Tectona is a genus of tropical hardwood trees in the mint family, Lamiaceae. The three species are often collectively called teak.

==Description==
Tectona is native to south and southeast Asia, mainly India, Pakistan, Bangladesh, Myanmar, Indonesia and Thailand, and are commonly found as a component of monsoon forest vegetation. They are large trees, growing to 30–40 m (90–120 ft.) tall, deciduous in the dry season. Tectona grandis is an economically important species which is the source of most commercial teak wood products.

==Systematics==
Teak belongs to the family Lamiaceae (in older classifications in Verbenaceae).
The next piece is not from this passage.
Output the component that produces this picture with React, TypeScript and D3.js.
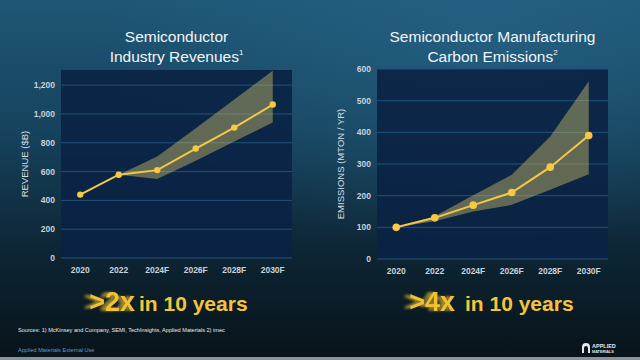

Sometimes it is included in the subfamily Prostantheroideae.
There are three species of Tectona:
- Tectona grandis (common teak) is by far the most important, with a wide distribution in Bangladesh, Sri Lanka, Myanmar, Thailand, China, India, and Pakistan.
- Tectona hamiltoniana (Dahat teak) is a local endemic species confined to Burma, where it is endangered.
- Tectona philippinensis (Philippine teak) is endemic to the Philippines, and is critically endangered according to the IUCN (http://iucnredlist.org/details/32123/0).

The genus Tectona is a conserved name against the earlier homotypic synonym Theka Adans. The genus was originally described by Carl Linnaeus the Younger in 1782.

== Notable examples ==
The biggest and oldest teak is in Uttaradit, Thailand. It is more than 1,500 years old. Its height is 47 metres.